Tonno rosso, la passione di Carloforte
Lo chef Luigi Pomata: «Ogni sua parte viene utilizzata, è simbolo di sostenibilità e cultura gastronomica»
Lo chiamano Tonno di corsa, perché fila via come un motoscafo. È uno dei pesci più veloci al mondo, il tonno rosso, e uno dei più prelibati. Un tempo le coste dell’isola pullulavano di tonnare, da un capo all’altro: da Carloforte a Stintino. Poi le rotte di questi pesci hanno cambiato direzione e insieme alla pesca effettuata da altre nazioni, ne ha fatto crollare il numero. Ora in Italia ci sono solo 5 tonnare: una in Sicilia e 4 in Sardegna, tutte nel sud-ovest: due a Portoscuso e due a Carloforte.
Luigi Pomata, chef inserito da anni nella guida Michelin, è un grande esperto del tonno. «A lui – dice lo chef carlofortino – l’isola di San Pietro deve tutto. Senza il tonno la nostra popolazione non avrebbe avuto la possibilità di sopravvivere. Per questo siamo legatissimi a questo pesce, tanto che esiste un profondo rispetto da parte delle popolazioni del Sulcis verso di lui». Il tonno pregiatissimo che segue la rotta che passa nelle corse sulcitane viene intercettato nelle tonnare nel periodo che va da fine maggio a inizio giugno. Una pesca che tende a preservare al massimo la qualità delle carni, evitando ormai quelle tradizionali con gli arpioni. Una svolta nella tecnica che vede complici i giapponesi, quelli che acquistano la gran parte del pescato.
«I giapponesi cercano la qualità ma anche il fatto che il pesce debba essere molto grasso – sottolinea ancora Pomata – tanto che ormai tendono a ingabbiare gli esemplari vivi e a farli ingrassare prima di portarseli nei mercati nipponici dove poi le carni vengono utilizzati quasi tutte per sushi e sashimi». Invece lo stesso Pomata e gli altri chef isolani cercano di utilizzare al massimo il tonno.
«A parte il fegato, che è velenoso – sottolinea – cerchiamo di usare tutto. Possiamo definirlo il maiale del mare. Io al massimo perdo l’8/10 per cento di un esemplare. Sfruttamento che nasce dai nostri antenati: nel periodo in cui non si pescava si doveva mangiare comunque, tanto che si utilizzavano anche le spine per le zuppe con le patate». «L’imprinting di mio nonno e mio padre Nìcolo – aggiunge – è stato fondamentale. Ho fatto il Nautico e poi la passione mi ha portato all’Alberghiero di Alghero. Ho voluto portare avanti la loro cultura a tavola e quella dei carlofortini».

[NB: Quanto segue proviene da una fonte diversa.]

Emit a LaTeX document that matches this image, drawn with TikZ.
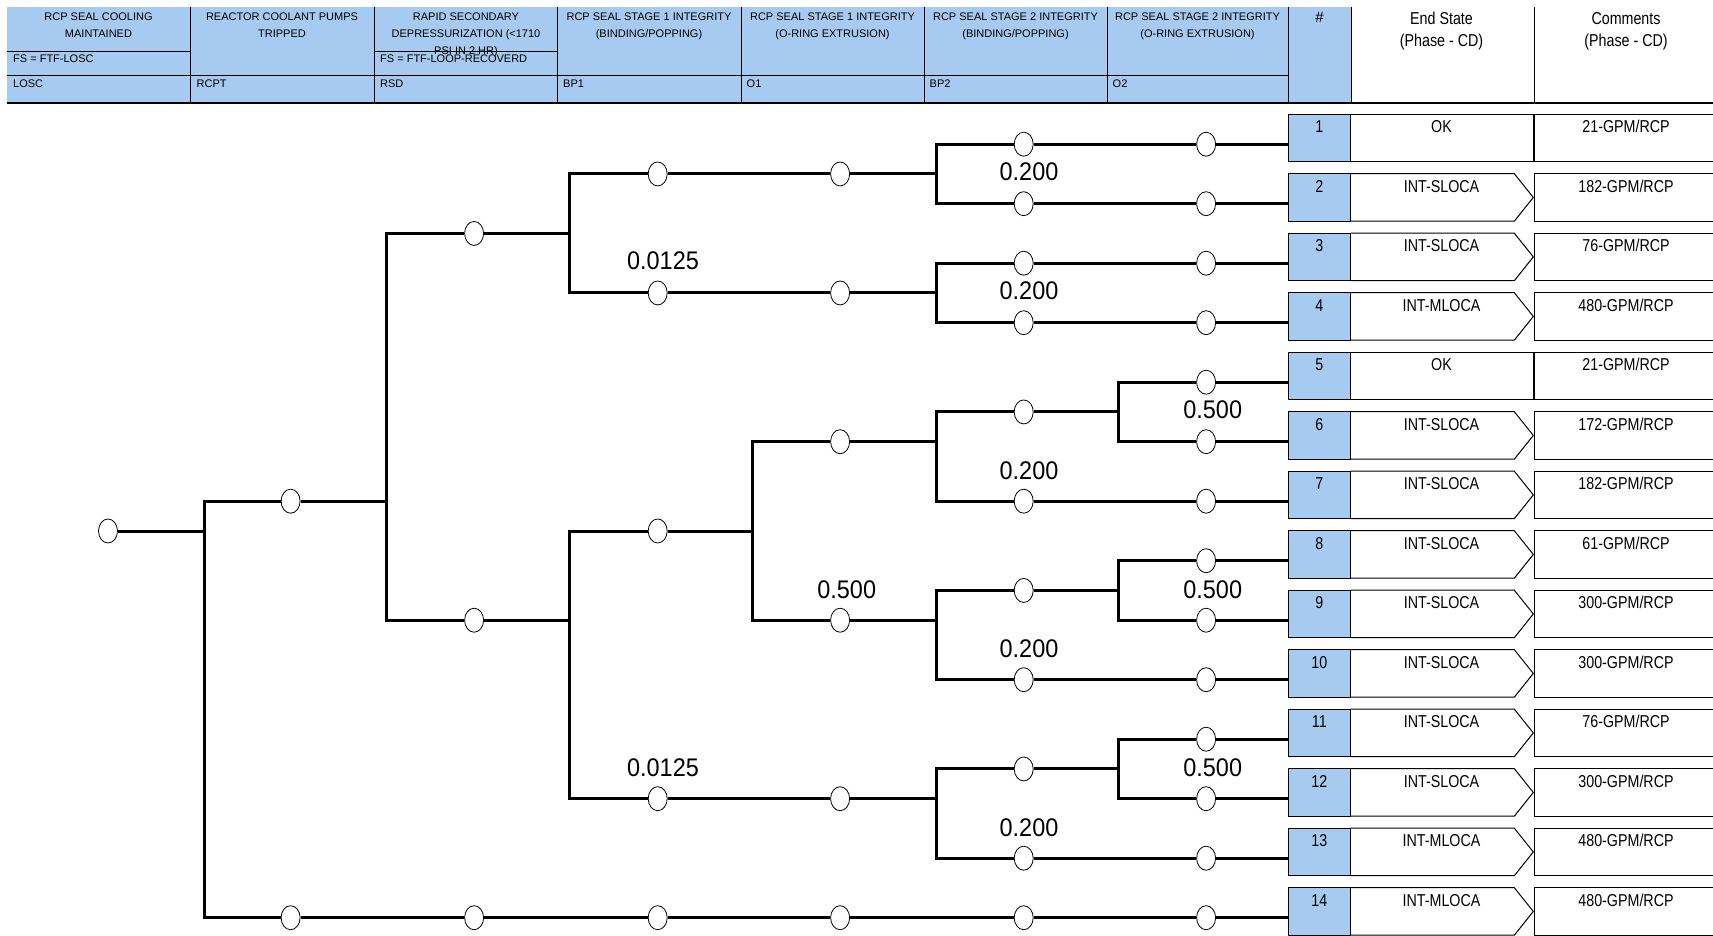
\documentclass[tikz,border=0pt]{standalone}
\usepackage{fontspec}
\setmainfont{Liberation Sans}
\newfontfamily\esfont[FakeStretch=0.83]{Liberation Sans}
\newfontfamily\pfont[FakeStretch=0.92]{Liberation Sans}
\usetikzlibrary{shapes.geometric,calc}
\definecolor{hdrblue}{RGB}{166,202,240}
\begin{document}
\begin{tikzpicture}[x=1pt,y=-1pt,
  ev/.style={ellipse,draw,fill=white,line width=0.8pt,minimum width=19pt,minimum height=24pt,inner sep=0pt},
  br/.style={line width=3pt},
  prob/.style={font=\pfont\fontsize{25.5}{28}\selectfont,inner sep=0pt,anchor=base},
  hdr/.style={font=\fontsize{11}{13}\selectfont,inner sep=0pt,anchor=base},
  hdrl/.style={hdr,anchor=base west},
  es/.style={font=\esfont\fontsize{17.2}{20}\selectfont,inner sep=0pt,anchor=base},
  hline/.style={line width=0.9pt},
  boxline/.style={line width=1pt},
  numcell/.style={draw,fill=hdrblue,line width=1pt,minimum width=62.7pt,minimum height=47.5pt,inner sep=0pt}]
\clip (0,0) rectangle (1713,936);
\fill[white] (0,0) rectangle (1713,936);
% ---------------- header ----------------
\fill[hdrblue] (6.5,7) rectangle (1351,103);
\foreach \x in {190.5,374,557.5,741,924,1107,1288,1351,1534}
  \draw[hline] (\x,7) -- (\x,103);
\draw[hline] (6.5,51) -- (190.5,51);
\draw[hline] (374,51) -- (557.5,51);
\draw[hline] (6.5,75.7) -- (1288,75.7);
\draw[line width=1.6pt] (6.5,103) -- (1713,103);
% column titles
\node[hdr] (h1a) at (98.5,20.4) {RCP SEAL COOLING};
\node[hdr] (h1b) at (98.5,37.9) {MAINTAINED};
\node[hdrl] (h1c) at (13,63) {FS = FTF-LOSC};
\node[hdrl] (h1d) at (13,88) {LOSC};
\node[hdr] (h2a) at (282,20.4) {REACTOR COOLANT PUMPS};
\node[hdr] (h2b) at (282,37.9) {TRIPPED};
\node[hdrl] (h2d) at (196.5,88) {RCPT};
\node[hdr] (h3a) at (466,20.4) {RAPID SECONDARY};
\node[hdr] (h3b) at (466,37.9) {DEPRESSURIZATION (<1710};
\node[hdr] (h3e) at (466,54.3) {PSI IN 2 HR)};
\node[hdrl] (h3c) at (380,63) {FS = FTF-LOOP-RECOVERD};
\node[hdrl] (h3d) at (380,88) {RSD};
\node[hdr] (h4a) at (649,20.4) {RCP SEAL STAGE 1 INTEGRITY};
\node[hdr] (h4b) at (649,37.9) {(BINDING/POPPING)};
\node[hdrl] (h4d) at (563,88) {BP1};
\node[hdr] (h5a) at (832.5,20.4) {RCP SEAL STAGE 1 INTEGRITY};
\node[hdr] (h5b) at (832.5,37.9) {(O-RING EXTRUSION)};
\node[hdrl] (h5d) at (746.5,88) {O1};
\node[hdr] (h6a) at (1015.5,20.4) {RCP SEAL STAGE 2 INTEGRITY};
\node[hdr] (h6b) at (1015.5,37.9) {(BINDING/POPPING)};
\node[hdrl] (h6d) at (929.5,88) {BP2};
\node[hdr] (h7a) at (1197.5,20.4) {RCP SEAL STAGE 2 INTEGRITY};
\node[hdr] (h7b) at (1197.5,37.9) {(O-RING EXTRUSION)};
\node[hdrl] (h7d) at (1112.5,88) {O2};
\node[anchor=base,inner sep=0pt,font=\fontsize{15}{17}\selectfont] (hnum) at (1319.5,22.4) {\#};
\node[es] (hesa) at (1441.5,24.9) {End State};
\node[es] (hesb) at (1441.5,46.9) {(Phase - CD)};
\node[es] (hcma) at (1626,24.9) {Comments};
\node[es] (hcmb) at (1626,46.9) {(Phase - CD)};
% ---------------- tree nodes ----------------
\node[ev] (init) at (108,531) {};
\coordinate (s1) at (204.3,531);
\node[ev] (a1) at (290.6,501.2) {};
\coordinate (s2) at (386.7,501.2);
\node[ev] (b1) at (290.6,917.7) {};
\node[ev] (b2) at (474.1,917.7) {};
\node[ev] (b3) at (657.7,917.7) {};
\node[ev] (b4) at (840.1,917.7) {};
\node[ev] (b5) at (1023.7,917.7) {};
\node[ev] (a2u) at (474.1,233.45) {};
\coordinate (s3u) at (569.2,233.45);
\node[ev] (a2l) at (474.1,620.2) {};
\coordinate (s3l) at (569.2,620.2);
\node[ev] (u3a) at (657.7,173.95) {};
\node[ev] (u4a) at (840.1,173.95) {};
\coordinate (s5a) at (936.3,173.95);
\node[ev] (u3b) at (657.7,292.95) {};
\node[ev] (u4b) at (840.1,292.95) {};
\coordinate (s5b) at (936.3,292.95);
\node[ev] (l3a) at (657.7,531) {};
\coordinate (s4) at (752.7,531);
\node[ev] (l4a) at (840.1,441.7) {};
\coordinate (s5c) at (936.3,441.7);
\node[ev] (l5a) at (1023.7,411.95) {};
\coordinate (s6a) at (1118.7,411.95);
\node[ev] (l4b) at (840.1,620.2) {};
\coordinate (s5d) at (936.3,620.2);
\node[ev] (l5b) at (1023.7,590.45) {};
\coordinate (s6b) at (1118.7,590.45);
\node[ev] (l3b) at (657.7,798.7) {};
\node[ev] (l4c) at (840.1,798.7) {};
\coordinate (s5e) at (936.3,798.7);
\node[ev] (l5c) at (1023.7,768.95) {};
\coordinate (s6c) at (1118.7,768.95);
\foreach \r/\y in {1/144.2,2/203.7,3/263.2,4/322.7,7/501.2,10/679.7,13/858.2}
  \node[ev] (c5r\r) at (1023.7,\y) {};
\foreach \r in {1,...,14}{
  \pgfmathsetmacro\yy{144.2+59.5*(\r-1)}
  \node[ev] (c6r\r) at (1206.1,\yy) {};
}
% ---------------- tree connectors ----------------
\draw[br] (init) -- (s1);
\draw[br] (s1) |- (a1) (a1) -- (s2);
\draw[br] (s1) |- (b1) (b1) -- (b2) (b2) -- (b3) (b3) -- (b4) (b4) -- (b5) (b5) -- (c6r14);
\draw[br] (s2) |- (a2u) (a2u) -- (s3u);
\draw[br] (s2) |- (a2l) (a2l) -- (s3l);
\draw[br] (s3u) |- (u3a) (u3a) -- (u4a) (u4a) -- (s5a);
\draw[br] (s5a) |- (c5r1) (c5r1) -- (c6r1);
\draw[br] (s5a) |- (c5r2) (c5r2) -- (c6r2);
\draw[br] (s3u) |- (u3b) (u3b) -- (u4b) (u4b) -- (s5b);
\draw[br] (s5b) |- (c5r3) (c5r3) -- (c6r3);
\draw[br] (s5b) |- (c5r4) (c5r4) -- (c6r4);
\draw[br] (s3l) |- (l3a) (l3a) -- (s4);
\draw[br] (s4) |- (l4a) (l4a) -- (s5c);
\draw[br] (s5c) |- (l5a) (l5a) -- (s6a);
\draw[br] (s6a) |- (c6r5) (s6a) |- (c6r6);
\draw[br] (s5c) |- (c5r7) (c5r7) -- (c6r7);
\draw[br] (s4) |- (l4b) (l4b) -- (s5d);
\draw[br] (s5d) |- (l5b) (l5b) -- (s6b);
\draw[br] (s6b) |- (c6r8) (s6b) |- (c6r9);
\draw[br] (s5d) |- (c5r10) (c5r10) -- (c6r10);
\draw[br] (s3l) |- (l3b) (l3b) -- (l4c) (l4c) -- (s5e);
\draw[br] (s5e) |- (l5c) (l5c) -- (s6c);
\draw[br] (s6c) |- (c6r11) (s6c) |- (c6r12);
\draw[br] (s5e) |- (c5r13) (c5r13) -- (c6r13);
% ---------------- probabilities ----------------
\node[prob] (p1) at (663,269.2) {0.0125};
\node[prob] (p2) at (663,776.2) {0.0125};
\node[prob] (p3) at (1029,180.7) {0.200};
\node[prob] (p4) at (1029,299.8) {0.200};
\node[prob] (p5) at (1029,479.2) {0.200};
\node[prob] (p6) at (1029,657.2) {0.200};
\node[prob] (p7) at (1029,836.2) {0.200};
\node[prob] (p8) at (1212.7,418.2) {0.500};
\node[prob] (p9) at (846.7,598.2) {0.500};
\node[prob] (p10) at (1212.7,598.2) {0.500};
\node[prob] (p11) at (1212.7,776.2) {0.500};
% ---------------- end states ----------------
\foreach \i/\es/\cm/\ar in {1/OK/21/0,2/INT-SLOCA/182/1,3/INT-SLOCA/76/1,4/INT-MLOCA/480/1,5/OK/21/0,6/INT-SLOCA/172/1,7/INT-SLOCA/182/1,8/INT-SLOCA/61/1,9/INT-SLOCA/300/1,10/INT-SLOCA/300/1,11/INT-SLOCA/76/1,12/INT-SLOCA/300/1,13/INT-MLOCA/480/1,14/INT-MLOCA/480/1}{
  \pgfmathsetmacro\ry{144.2+59.5*(\i-1)}
  \pgfmathsetmacro\yt{\ry-30}
  \pgfmathsetmacro\yb{\ry+17.5}
  \pgfmathsetmacro\ym{\ry-6.25}
  \pgfmathsetmacro\ytx{\ry-11.3}
  \ifnum\ar=1
    \draw[boxline] (1350.7,\yt) -- (1514.3,\yt) -- (1533.3,\ym) -- (1514.3,\yb) -- (1350.7,\yb);
  \else
    \draw[boxline] (1350.7,\yt) rectangle (1533.3,\yb);
  \fi
  \draw[boxline] (1534,\yt) rectangle (1730,\yb);
  \node[numcell] (n\i) at (1319.35,\ym) {};
  \node[es] (num\i) at (1319.35,\ytx) {\i};
  \node[es] (es\i) at (1441.5,\ytx) {\es};
  \node[es] (cm\i) at (1626,\ytx) {\cm-GPM/RCP};
  \draw[br] (c6r\i) -- (c6r\i -| n\i.west);
}
\end{tikzpicture}
\end{document}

Il menù del ristorante di Cagliari in viale Regina Margherita e quello del ristorante nel lungomare Battellieri a Carloforte, quello del papà Nicolo scomparso recentemente, dà l’idea della meravigliosa sostenibilità del tonno. «Lo lavoro come un manzo e poi insieme ai vari tagli della carne si fanno ricette con la testa, il palato, il midollo, le guance, la trippa, e il lattume che sarebbe lo sperma del tonno».
Ecco nel menu gli antipasti con i quattro tagli del tonno o la tartare, i primi come le linguine alla Nìcolo con la riserva di tonno all’olio d’oliva, i secondi come il filetto di tonno con scaloppa di foie gras. «Poi c’è anche un menù degustazione con il tonno con salsa tonnata, il Vengo anKio con il lattume e la trippa di tonno alla bourguignonne con crema di piselli». Nella carta anche le scatolette di ventresca e di tarantello.
«La famiglia Greco ha la proprietà delle tonnare da 400 anni, noi abbiamo avuto da loro la possibilità di scegliere e inscatolare. Abbiamo scatolette anche di 20 anni, e sono ottime. Perché nella sostenibilità del tonno c’è anche l’aspetto del prodotto in scatola da stoccare semplicemente senza bisogno di frigoriferi». Per celebrare il tonno ritornerà a Carloforte il Girotonno, giunto alla 21a edizione. Un evento che stavolta sarà in formato maxi perché si svolgerà nell’arco di una decina di giorni: prima “Aspettando il Girotonno” e poi il Girotonno, da fine maggio a inizio giugno. «Resta la gara gastronomica e gli show cooking e gli eventi collaterali – conclude Pomata – ma vogliamo coinvolgere di più la gente, gli anziani con le loro ricette più antiche e meno conosciute. Un evento che serva a tutta l’area costiera, non solo Carloforte, ma anche Sant’Antioco, Portoscuso e Calasetta».